One possible ordering in which execution occurs is:

T1 calls setId
T1 prints
T2 calls setId
T2 prints
...
T5 calls setId
T5 prints

but, because you don't do anything to ensure that the set and print occur atomically, the following is also allowed (as are many other orderings):

T3 calls setId
T1 calls setId
T2 calls setId
T5 calls setId
T4 calls setId

T1 prints
T1 prints
...
T5 prints

So, the reason they're different is because the specification doesn't require them to be the same; and some subtle (or perhaps not-so-subtle) implementation (or environmental) difference means they execute differently.

But, you say, what is the implementation difference? That's not something you should need to care about (which sounds like bluster to cover for not knowing: I really don't). You should care about the Java Memory Model , because that gives the guaranteed properties.

For example, if you want the "Java 8" behaviour, you can synchronize the threads on a common monitor, for example obj :

list.parallelStream().forEach(l -> {
    synchronized (obj) {
        obj.setId(l);
        System.out.println(obj + Thread.currentThread().getName());
    }
});

Of course, the threads still will execute in an arbitrary order; but each thread will print the value that it set.

Answer 2

There is no difference in Java 8 and Java 11, for each run we are getting different results. If we want to print properly we can use synchronize block, but we will lose the benefit of parallelStream in this case.

JAVA 8

JAVA 11

Answer 3

Note that this behaviour is explicitly non deterministic as per the javadoc, so both outputs are valid execution orders.

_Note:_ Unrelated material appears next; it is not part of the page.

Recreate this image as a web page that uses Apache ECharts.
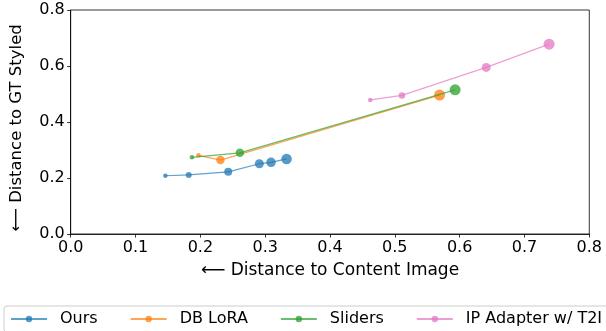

The behavior of this operation is explicitly nondeterministic. For parallel stream pipelines, this operation does not guarantee to respect the encounter order of the stream, as doing so would sacrifice the benefit of parallelism. For any given element, the action may be performed at whatever time and in whatever thread the library chooses. If the action accesses shared state, it is responsible for providing the required synchronization.

Answer 4

I suppose that if you didn't use the forEachOrdered method and instead you're using forEach on the stream it means that each time you should receive different values no matter which JDK you will use.